This morning, the Texas Supreme Court issued opinions in eleven cases. None has to do with Texas arbitration law. Two have to do with premises liability actions, one of which seems to be an important case based on a quick skimming. We will blog on it in detail as time permits, hopefully later today.
For the rest, however, we will offer the following brief summary:
Brookshire v. Taylor. This is the seemingly important premises liability case. The majority opinion, written by Justice Hecht, holds that a soft drink dispenser with a propensity to spill ice which melts and becomes slippery is not an unreasonably dangerous condition. An actual rogue ice cube which has escaped to the floor could be, and it could be actionable if the store is aware of the melting (or melted) cube and yet fails to act. However, Justice Hecht notes that since the ice in question had not fully melted when it caused Ms. Taylor to slip, there could be no evidence that it existed long enough for the store to have constructive notice of its existence. In other words, its partially-frozen quality was in and of itself evidence that Ms. Taylor had no evidence that Brookshire had knowledge of the dangerous condition, according to Justice Hecht, and the trial court’s failure to grant summary judgment in Brookshire’s favor was reversed and remanded.
Justice Johnson’s concurrence highlights confusion in this area of the law between traditional premises liability claims, which emphasize the condition of the premises, and negligent activity claims, which emphasize the property owner’s activity on the premises. He notes that the Court’s 1992 decision in Keetch v. Kroger signifies a refusal by the Court to preclude negligent activity actions and subsume them into premises liability claims, but he expresses a desire that the Court re-examine the distinction, an opportunity he says the Taylor case did not provide.

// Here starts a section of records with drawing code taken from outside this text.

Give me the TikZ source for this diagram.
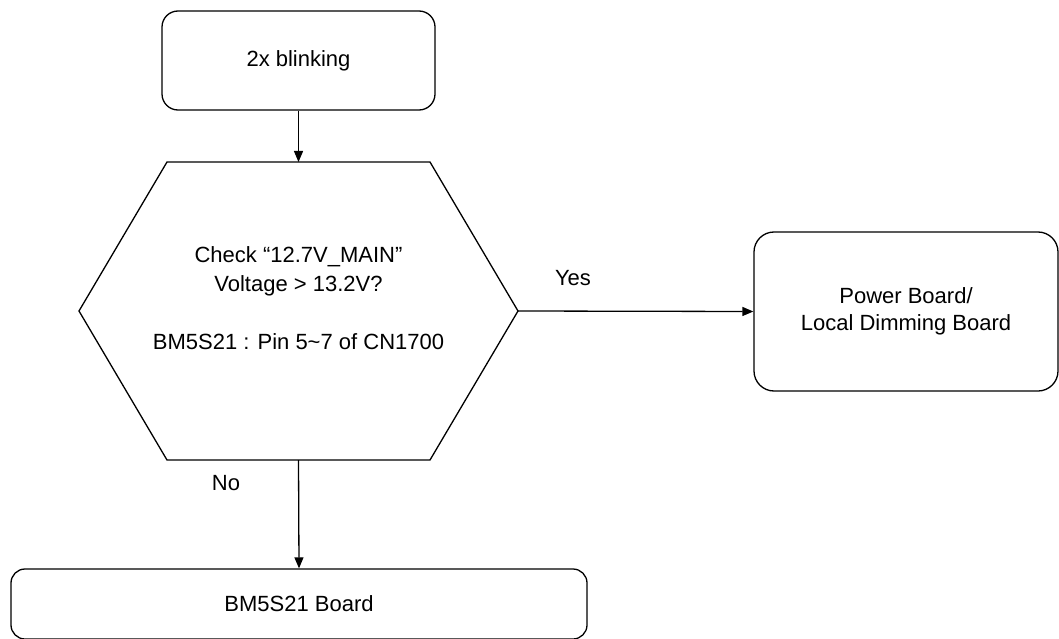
\documentclass[tikz,border=0pt]{standalone}
\usepackage{fontspec}
\setmainfont{Liberation Sans}
\usetikzlibrary{arrows.meta}
\begin{document}
\begin{tikzpicture}[x=1pt,y=-1pt,
  boxnode/.style={draw, line width=1.3pt, rounded corners=16pt, inner sep=0pt, align=center, font=\fontsize{22}{27}\selectfont},
  txt/.style={inner sep=0pt, align=center, font=\fontsize{22}{29}\selectfont},
  conn/.style={line width=1.3pt, -{Triangle[length=11pt,width=9pt]}}]
\useasboundingbox (0,0) rectangle (1059,639);
\node[boxnode, minimum width=273pt, minimum height=99pt] (start) at (298.5,60.5) {2x blinking};
\coordinate (ht) at (298.5,162);
\coordinate (hb) at (298.5,460);
\coordinate (hr) at (518,311);
\coordinate (hl) at (79,311);
\draw[line width=1.3pt] (167,162) -- (430,162) -- (hr) -- (430,460) -- (167,460) -- (hl) -- cycle;
\node[txt] (check) at (298.5,298) {Check “12.7V\_MAIN”\\Voltage > 13.2V?\\ \\BM5S21 : Pin 5\char`\~7 of CN1700};
\node[boxnode, rounded corners=20pt, minimum width=304pt, minimum height=159pt] (power) at (906,311.5) {Power Board/\\Local Dimming Board};
\node[boxnode, rounded corners=14pt, minimum width=576pt, minimum height=70pt] (bm) at (299,604) {BM5S21 Board};
\draw[conn] (start.south) -- (ht);
\draw[conn] (hr) -- (power.west);
\draw[conn] (hb) -- (bm.north);
\node[txt] (yes) at (573,278) {Yes};
\node[txt] (no) at (226,483) {No};
\end{tikzpicture}
\end{document}
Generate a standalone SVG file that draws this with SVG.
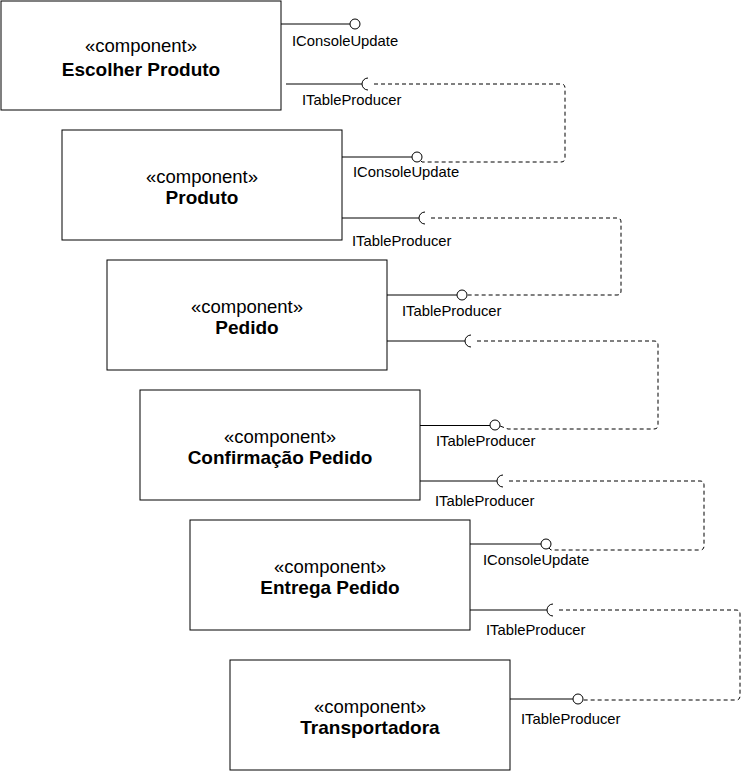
<svg xmlns="http://www.w3.org/2000/svg" width="743" height="771" viewBox="0 0 743 771">
<style>
.box{fill:#fff;stroke:#000;stroke-width:1}
.st{font-family:"Liberation Sans",Arial,sans-serif;font-size:18.5px;text-anchor:middle;fill:#000}
.nm{font-family:"Liberation Sans",Arial,sans-serif;font-size:19px;font-weight:bold;text-anchor:middle;fill:#000}
.lbl{font-family:"Liberation Sans",Arial,sans-serif;font-size:14.8px;fill:#000}
.ln{fill:none;stroke:#000;stroke-width:1}
.dash{fill:none;stroke:#000;stroke-width:1;stroke-dasharray:4 3}
.lol{fill:#fff;stroke:#000;stroke-width:1}
</style>
<rect width="743" height="771" fill="#fff"/>
<g id="escolher-produto">
<rect class="box" x="1" y="1" width="280" height="109"/>
<text class="st" x="141" y="52">«component»</text>
<text class="nm" x="141" y="75.5">Escolher Produto</text>
</g>
<g id="produto">
<rect class="box" x="62" y="130" width="280" height="110"/>
<text class="st" x="202" y="182.5">«component»</text>
<text class="nm" x="202" y="204">Produto</text>
</g>
<g id="pedido">
<rect class="box" x="107" y="260" width="280" height="110"/>
<text class="st" x="247" y="312.5">«component»</text>
<text class="nm" x="247" y="334">Pedido</text>
</g>
<g id="confirmacao-pedido">
<rect class="box" x="140" y="390" width="280" height="110"/>
<text class="st" x="280" y="442.5">«component»</text>
<text class="nm" x="280" y="464">Confirmação Pedido</text>
</g>
<g id="entrega-pedido">
<rect class="box" x="190" y="520" width="280" height="110"/>
<text class="st" x="330" y="572.5">«component»</text>
<text class="nm" x="330" y="594">Entrega Pedido</text>
</g>
<g id="transportadora">
<rect class="box" x="230" y="660" width="280" height="110"/>
<text class="st" x="370" y="712.5">«component»</text>
<text class="nm" x="370" y="734">Transportadora</text>
</g>
<g id="connectors">
<!-- Escolher Produto -->
<path class="ln" d="M281 24H350"/><circle class="lol" cx="355" cy="24" r="5"/>
<text class="lbl" x="292" y="46">IConsoleUpdate</text>
<path class="ln" d="M286 84H362"/><path class="ln" d="M368 78A6 6 0 0 0 368 90"/>
<text class="lbl" x="302" y="105">ITableProducer</text>
<path class="dash" d="M374 84H561Q565 84 565 88V158Q565 162 561 162H422L420 160"/>
<!-- Produto -->
<path class="ln" d="M342 157H412"/><circle class="lol" cx="417" cy="157" r="5"/>
<text class="lbl" x="353" y="177">IConsoleUpdate</text>
<path class="ln" d="M342 218H419"/><path class="ln" d="M425 212A6 6 0 0 0 425 224"/>
<text class="lbl" x="352" y="246">ITableProducer</text>
<path class="dash" d="M431 218H617Q621 218 621 222V291Q621 295 617 295H467"/>
<!-- Pedido -->
<path class="ln" d="M387 295H457"/><circle class="lol" cx="462" cy="295" r="5"/>
<text class="lbl" x="402" y="316">ITableProducer</text>
<path class="ln" d="M387 341H465"/><path class="ln" d="M471 335A6 6 0 0 0 471 347"/>
<path class="dash" d="M477 341H654Q658 341 658 345V425Q658 429 654 429H508L500 426"/>
<!-- Confirmação Pedido -->
<path class="ln" d="M420 425.5H490"/><circle class="lol" cx="495" cy="425" r="5"/>
<text class="lbl" x="436" y="446">ITableProducer</text>
<path class="ln" d="M420 481H497"/><path class="ln" d="M503 475A6 6 0 0 0 503 487"/>
<text class="lbl" x="435" y="506">ITableProducer</text>
<path class="dash" d="M509 481H700Q704 481 704 485V546Q704 550 700 550H551L549 548"/>
<!-- Entrega Pedido -->
<path class="ln" d="M470 544H541"/><circle class="lol" cx="546" cy="544" r="5"/>
<text class="lbl" x="483" y="565">IConsoleUpdate</text>
<path class="ln" d="M470 610H547"/><path class="ln" d="M553 604A6 6 0 0 0 553 616"/>
<text class="lbl" x="486" y="635">ITableProducer</text>
<path class="dash" d="M559 610H736Q740 610 740 614V696Q740 700 736 700H583"/>
<!-- Transportadora -->
<path class="ln" d="M510 699H573"/><circle class="lol" cx="578" cy="699" r="5"/>
<text class="lbl" x="521" y="724">ITableProducer</text>
</g>
</svg>
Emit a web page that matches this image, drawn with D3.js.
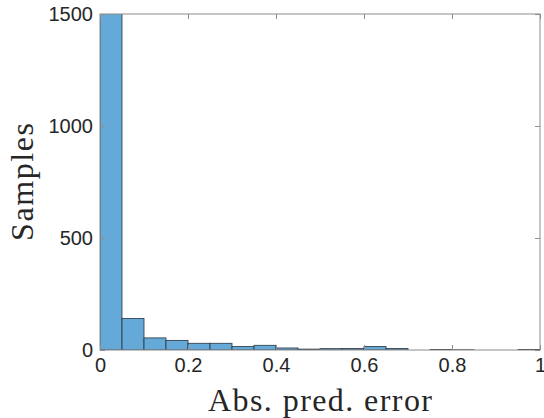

Finally, in her dissent, Justice O’Neill writes that summary judgment was inappropriate, even if Brookshire was unaware of the danger of the specific ice cube that injured Ms. Taylor. She alludes to the negligent activity standard which is the subject of Justice Johnson’s dissent, but she does not specifically rely on it. Instead, she concludes:
Like the defendant in Rodriguez, Brookshire may not have been able to prevent ice from falling on the floor, but it had a duty to customers to prevent the ice that did fall from causing a dangerous condition. Given the evidence that Brookshire was aware ice falling on the exposed tile floor was a continuous problem but did not provide additional matting or warning signs to make the area safe, a question of fact exists as to whether Brookshire had constructive knowledge of an unreasonably dangerous condition.
Bulanek, et al. v. Westtex 66 Pipeline Co.. Pipeline easement condemnation case.
Barker, et al. v. Eckman. Bull semen breach of bailment case. The opinion discusses the statute of limitations that applies in bailment cases, and an issue relating to attorneys’ fees. Specifically, the opinion discusses the situation where a trial court awards a prevailing plaintiff attorneys’ fees but the court of appeals subsequently reduces the damage award, but still holds that the plaintiff was entitled to some recovery (just not as much). In such a situation, should the jury be allowed to re-assess the attorneys’ fee award after the appellate reduction of the damages award, as “results obtained” was a factor used in making the fee award? In this case, yes, according to the Court.
Lexington Insurance Co., et al. v. Strayhorn. Case involves the taxation of insurance premiums in Texas and the question of who should pay that tax.
Tran, et al. v. Macha. Adverse possession of a driveway by a longtime neighbor stemming from a contractor’s error in the 1930s that caused him to assume lots were 50 feet wide, rather than 55 feet, and build houses on them accordingly. Fascinating, really.
DPS v. Alford. DWI case involving the administrative suspension of a commercial driver’s license.
City of Dallas v. Thompson. Another premises case, this one against the City of Dallas based on a missing screw at Love Field. Not as broad and seemingly important as the Brookshire case, but has some things maybe worth blogging a bit more about, if time permits.
Chisholm v. Chisholm. Divorce case. Supreme Court reverses a divorce decree on the basis that it was not in fact agreed-on when the trial court entered it. Has some interesting dicta about family law practice in Bexar county. We don’t do family law, but it seems the case presents a very practical issue that must come up a lot in those proceedings.
In the Interest of H.R.M.. Termination of parental rights case.
In the Interest of R.R. and S.J.S.. Another termination of parental rights case.
City of Waco v. Abbott Open records case involving the potential confidentiality of victim names in arrest warrant affidavits. The opinion simply vacates the Court of Appeals’ opinion based on a subsequent settlement.